中学1年生に上がり、ニキビはあまりできなくなった。授業で同じ学習グループの男子が、そのグループで恋話をしている時に、私のことを見て「普通に良くない?」と言った。見た目のことなのか、性格のことなのかはわからないが、評価された気分になって嬉しかった。

中学2年生になったある時、友達が私の腕を引っ張った時に、すごく驚いた顔で「なんでこんなすべすべなの」と言い驚いていた。また、「肌白すぎ。羨ましい」と言われた。だが、ニキビは治る増えるの繰り返しでずっとないことなんてなかった。私は、ニキビをつぶしてしまうこともあった。すると2年生の終わり、毛穴がすごく目立つようになった。

中学3年生から、私は、ファンデーションをして学校に行くようになった。しかし、目立たないようにしようとすると、どんどん厚塗りになっていた。すると友達に「ファンデーションしてるみたい」と言われたり、男子に「メイク濃い」と言われたりした。学校にしていくものではないと思っていたが、とても悩んでいたので欠かせなかった。

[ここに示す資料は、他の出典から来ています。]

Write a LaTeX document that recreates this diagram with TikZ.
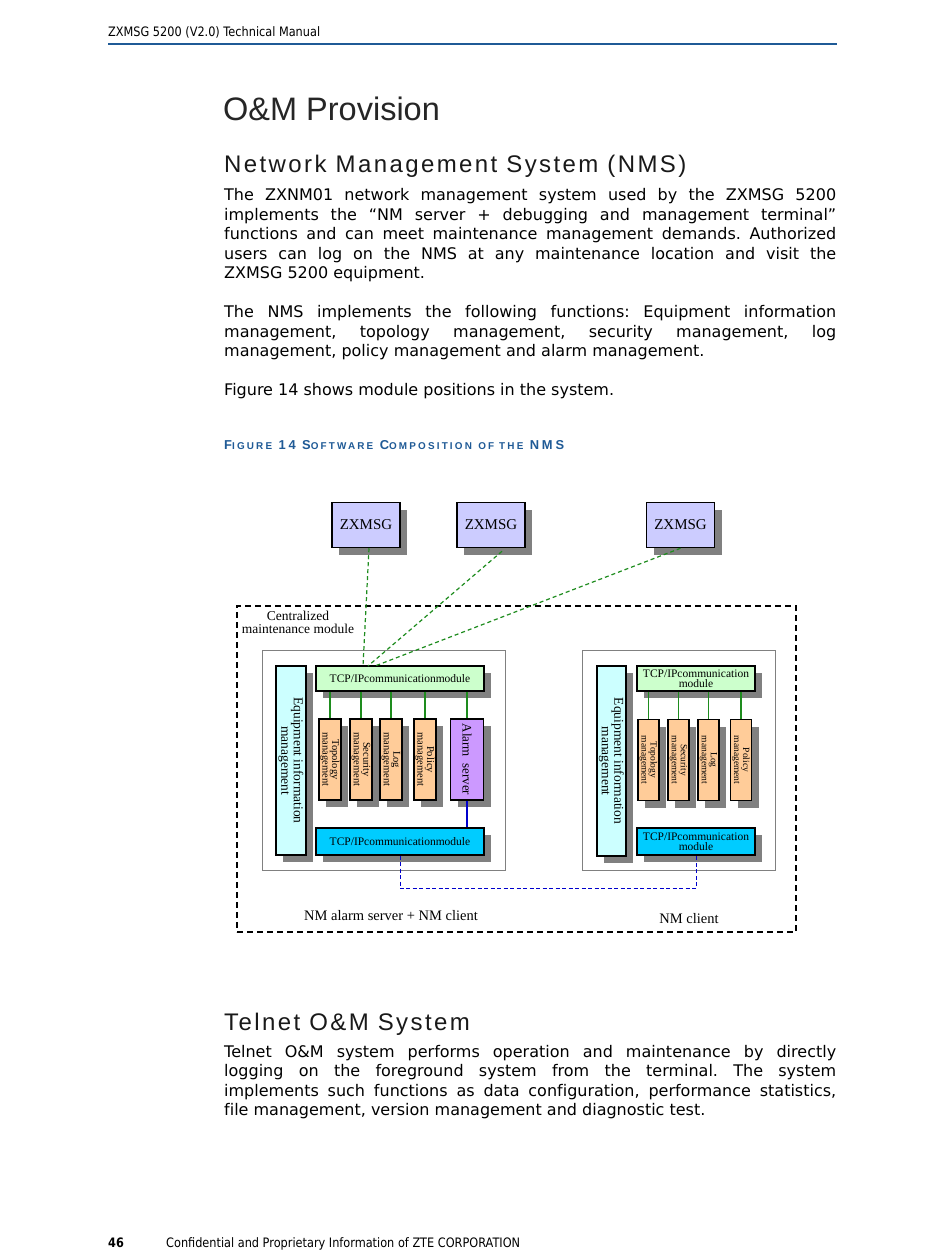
\documentclass[tikz,border=0pt]{standalone}
\usepackage{fontspec}
\setmainfont{DejaVu Sans}
\newfontfamily\bodyfont{DejaVu Sans}[Ligatures=NoCommon]
\newfontfamily\runfont{DejaVu Sans}[FakeStretch=0.87]
\newfontfamily\titlefont{Liberation Sans}
\newfontfamily\spacedfont{Liberation Sans}[LetterSpace=10]
\newfontfamily\capfont{Liberation Sans}[LetterSpace=22]
\newfontfamily\diafont{Liberation Serif}
\usetikzlibrary{shapes.geometric, arrows.meta, positioning, calc, shadows}

\definecolor{zteblue}{RGB}{31,90,150}
\definecolor{boxlav}{HTML}{CCCCFF}
\definecolor{boxgreen}{HTML}{CCFFCC}
\definecolor{boxcyan}{HTML}{CCFFFF}
\definecolor{boxblue}{HTML}{00CCFF}
\definecolor{boxorange}{HTML}{FFCC99}
\definecolor{boxpurple}{HTML}{CC99FF}
\definecolor{linkgreen}{HTML}{1E8C1E}
\definecolor{linkblue}{HTML}{0000CC}

\newcommand{\bodysize}{\bodyfont\fontsize{16}{19.5}\selectfont\frenchspacing}
\newcommand{\modfont}{\diafont\fontsize{10.5}{9.5}\selectfont}
\newcommand{\tcpfont}{\diafont\fontsize{11.5}{10}\selectfont}
\newcommand{\eqfont}{\diafont\fontsize{13.5}{12.5}\selectfont}
\newcommand{\capsm}[1]{{\fontsize{9.9}{12}\selectfont #1}}

\tikzset{
  para/.style={anchor=north west, inner sep=0pt, text width=612pt, align=justify, font=\bodysize},
  plain/.style={inner sep=0pt},
  shadowed/.style={draw=black, line width=1.2pt, inner sep=0pt,
    drop shadow={shadow xshift=7pt, shadow yshift=-7pt, fill=black!50, opacity=1}},
  msgbox/.style={shadowed, line width=1.5pt, fill=boxlav, minimum width=68pt, minimum height=45pt, font=\diafont\fontsize{15}{18}\selectfont},
  modbox/.style={shadowed, fill=boxorange, minimum height=81pt},
  vlabel/.style={inner sep=0pt, rotate=-90, align=center},
  hostbox/.style={draw=black!50, line width=0.8pt, minimum height=220pt},
  greenlink/.style={linkgreen, line width=1.2pt},
  netlink/.style={linkgreen, dashed, line width=1.2pt, dash pattern=on 4pt off 3pt},
}

\begin{document}
\begin{tikzpicture}[x=1pt, y=-1pt]
\useasboundingbox (0,0) rectangle (950,1260);
\fill[white] (0,0) rectangle (950,1260);

% running head
\node[plain, anchor=base west, font=\runfont\fontsize{13}{15}\selectfont] (runhead) at (108,37) {ZXMSG 5200 (V2.0) Technical Manual};
\draw[zteblue, line width=2pt] (108,44.5) -- (837,44.5);

% headings and text
\node[plain, anchor=base west, font=\titlefont\fontsize{32.5}{36}\selectfont, text=black!85] (title) at (223,121) {O\&M Provision};
\node[plain, anchor=base west, font=\spacedfont\fontsize{24}{28}\selectfont, text=black!90] (nmshead) at (224,173) {Network Management System (NMS)};

\node[para] (p1) at (224,188.5) {The ZXNM01 network management system used by the ZXMSG 5200\linebreak
implements the “NM server + debugging and management terminal”\linebreak
functions and can meet maintenance management demands. Authorized\linebreak
users can log on the NMS at any maintenance location and visit the\linebreak
ZXMSG 5200 equipment.};

\node[para] (p2) at (224,305.5) {The NMS implements the following functions: Equipment information\linebreak
management, topology management, security management, log\linebreak
management, policy management and alarm management.};

\node[plain, anchor=base west, font=\bodysize] (p3) at (224,395) {Figure 14 shows module positions in the system.};

\node[plain, anchor=base west, font=\capfont\bfseries\fontsize{12.9}{14}\selectfont, text=zteblue] (figcap) at (224,449)
  {F\capsm{IGURE} 14 S\capsm{OFTWARE} C\capsm{OMPOSITION} \capsm{OF THE} NMS};

% ---- figure 14 ----
\node[hostbox, minimum width=243pt] (hostL) at (383.5,760) {};
\node[hostbox, minimum width=193pt] (hostR) at (678.5,760) {};
\node[draw, dashed, line width=1.8pt, dash pattern=on 6pt off 4pt, minimum width=559pt, minimum height=326pt] (cms) at (516.5,769) {};
\node[plain, align=center, font=\diafont\fontsize{13.5}{13}\selectfont] (cmslabel) at (298,622.5) {Centralized\\maintenance module};

% equipment
\node[msgbox] (z1) at (366,525) {ZXMSG};
\node[msgbox] (z2) at (491,525) {ZXMSG};
\node[msgbox] (z3) at (680.5,525) {ZXMSG};

% NM alarm server + NM client
\node[shadowed, fill=boxcyan, minimum width=30pt, minimum height=189pt] (eqL) at (291,760.5) {};
\node[vlabel, font=\eqfont] at (eqL) {Equipment information\\management};
\node[shadowed, fill=boxgreen, minimum width=168pt, minimum height=25pt, font=\tcpfont] (tcpL1) at (400,678.5) {TCP/IPcommunicationmodule};
\node[modbox, minimum width=22pt] (topoL) at (330,759.5) {};
\node[modbox, minimum width=22pt] (secL) at (361,759.5) {};
\node[modbox, minimum width=22pt] (logL) at (391,759.5) {};
\node[modbox, minimum width=22pt] (polL) at (425,759.5) {};
\node[shadowed, fill=boxpurple, minimum width=33pt, minimum height=81pt] (alarmL) at (467,759.5) {};
\node[vlabel, font=\modfont] at (topoL) {Topology\\management};
\node[vlabel, font=\modfont] at (secL) {Security\\management};
\node[vlabel, font=\modfont] at (logL) {Log\\management};
\node[vlabel, font=\modfont] at (polL) {Policy\\management};
\node[vlabel, font=\diafont\fontsize{13}{14}\selectfont] at (alarmL) {Alarm\ \ server};
\node[shadowed, fill=boxblue, minimum width=168pt, minimum height=27pt, font=\tcpfont] (tcpL2) at (400,841.5) {TCP/IPcommunicationmodule};

% NM client
\node[shadowed, fill=boxcyan, minimum width=29pt, minimum height=190pt] (eqR) at (611.5,761) {};
\node[vlabel, font=\eqfont] at (eqR) {Equipment information\\management};
\node[shadowed, fill=boxgreen, minimum width=118pt, minimum height=25pt, align=center, font=\tcpfont] (tcpR1) at (696,678.5) {TCP/IPcommunication\\module};
\node[modbox, minimum width=21pt] (topoR) at (648.5,760) {};
\node[modbox, minimum width=21pt] (secR) at (678.5,760) {};
\node[modbox, minimum width=21pt] (logR) at (708.5,760) {};
\node[modbox, minimum width=21pt] (polR) at (741,760) {};
\node[vlabel, font=\modfont\fontsize{9.5}{9}\selectfont] at (topoR) {Topology\\management};
\node[vlabel, font=\modfont\fontsize{9.5}{9}\selectfont] at (secR) {Security\\management};
\node[vlabel, font=\modfont\fontsize{9.5}{9}\selectfont] at (logR) {Log\\management};
\node[vlabel, font=\modfont\fontsize{9.5}{9}\selectfont] at (polR) {Policy\\management};
\node[shadowed, fill=boxblue, minimum width=118pt, minimum height=27pt, align=center, font=\tcpfont] (tcpR2) at (696,841.5) {TCP/IPcommunication\\module};

\node[plain, font=\diafont\fontsize{14.5}{16}\selectfont] (lblL) at (391,916) {NM alarm server + NM client};
\node[plain, font=\diafont\fontsize{14.5}{16}\selectfont] (lblR) at (689,919) {NM client};

% links
\foreach \m in {topoL,secL,logL,polL,alarmL}
  \draw[greenlink] (\m.north |- tcpL1.south) -- (\m.north);
\foreach \m in {topoR,secR,logR,polR}
  \draw[greenlink] (\m.north |- tcpR1.south) -- (\m.north);
\draw[linkblue, line width=1.2pt] (alarmL.south) -- (alarmL.south |- tcpL2.north);
\draw[linkblue, dashed, line width=1pt, dash pattern=on 4pt off 2.5pt] (tcpL2.south) -- ++(0,33) -| (tcpR2.south);

\coordinate (in1) at (363,666);
\coordinate (in2) at (368,666);
\coordinate (in3) at (375,666);
\draw[netlink] ($(z1.south)+(3,0)$) -- (in1);
\draw[netlink] ($(z2.south)+(11,3)$) -- (in2);
\draw[netlink] (z3.south) -- (in3);

% telnet
\node[plain, anchor=base west, font=\spacedfont\fontsize{24}{28}\selectfont, text=black!90] (telhead) at (224,1030) {Telnet O\&M System};
\node[para] (p4) at (224,1045) {Telnet O\&M system performs operation and maintenance by directly\linebreak
logging on the foreground system from the terminal. The system\linebreak
implements such functions as data configuration, performance statistics,\linebreak
file management, version management and diagnostic test.};

% footer
\node[plain, anchor=base west, font=\runfont\bfseries\fontsize{13}{15}\selectfont] (pageno) at (108,1247) {46};
\node[plain, anchor=base west, font=\runfont\fontsize{13}{15}\selectfont] (conf) at (166,1247) {Confidential and Proprietary Information of ZTE CORPORATION};
\end{tikzpicture}
\end{document}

夏休みの終わり、私は初めて受験生としての自覚を持った。その焦りから私はファンデーションを塗るのをやめた。そして、肌を隠そうと毎日マスクをした。この時の1番苦痛だったのは、給食の時間だった。男子が私のマスクを取った顔を見てにやにやしていて、それを見て笑う子も多かった。クラスで「ニキビができた」って言う子がいても1つくらいで騒ぐなって思ったし、友達の美白への憧れの話も聞きたくなかった。

もっと肌が綺麗だったらとか、普通の肌になりたいと思った

高校に入ると、私を可愛いと褒めてくれる友達に会った。私は、その子が大好きだった。高校に入ってからも私は化粧下地なしではコンビニでさえ出掛けたくなかった。マスクも夏以外はしていた。階段を上がっていて知らない子たちからファンデーションと呼ばれ追いかけられることや、夏に自転車を漕いでいてすれ違う時に二度見されることもあった。また、クラスの男子が女子の顔をランクづけしていて、私のことをマスクを外すと毛穴目立つと言っていたこともあった。その度に、もっと肌が綺麗だったらとか、普通の肌になりたいと思った。

だけど、ある時、私は、これまで感じたことのない悲しみを味わった。それは、海外に留学したことで感じたコミュニケーションの不自由による今まで感じたことのない大きなストレスや疎外感だ。留学に行く前は、正直、楽しみしかなかった。しかし、実際に生活してみると、英語が話せないことで自分に自信が持てなかったり、せっかくできた友達ともまともに英語で会話をすることが出来なかった。英語を話せないことで、障害を持った感覚だった。肌云々の問題よりも、今まで憧れてきた海外生活を実際に経験してみて、自分自身がなんだか場違いだと感じたことは、とても苦い経験だった。

肌の悩みは、自分にとって決して小さな悩みではないけれど、その時は自分がそれまで想像もしていなかった問題に直面し、「これからの人生何が起こるかわからない、これから生きていけるのだろうか」と思ったりもした。

問題はニキビに対する自分の捉え方である

この肌は一生このままかもしれない。ニキビをつぶすからそうなったと思う人がいるかもしれないけど、そう言うあなたはそんなにニキビが大量にできたのか疑問に思う。ニキビがあるかないか、毛穴があるかないか、肌荒れしているかどうかでその人の価値が決まるものではない。

問題はそれに対する自分の捉え方である。自分に対する自信のなさである。どれだけ自分のことを認められるかだと思う。ニキビや肌荒れは評価されるものではない。でも、それのせいにすることはない。ニキビ以外でも、どんな環境にいても、誰かそばにいてくれる人がいること自体が幸せで、その人の幸せを心から願える人になりたい。いなかったとしても自分で自分を責めたり、変われるかわからないことを何度も悩むのではなく、それを含め、自分は自分である。
だから、自分だけは自分の味方でいてあげたいと思う。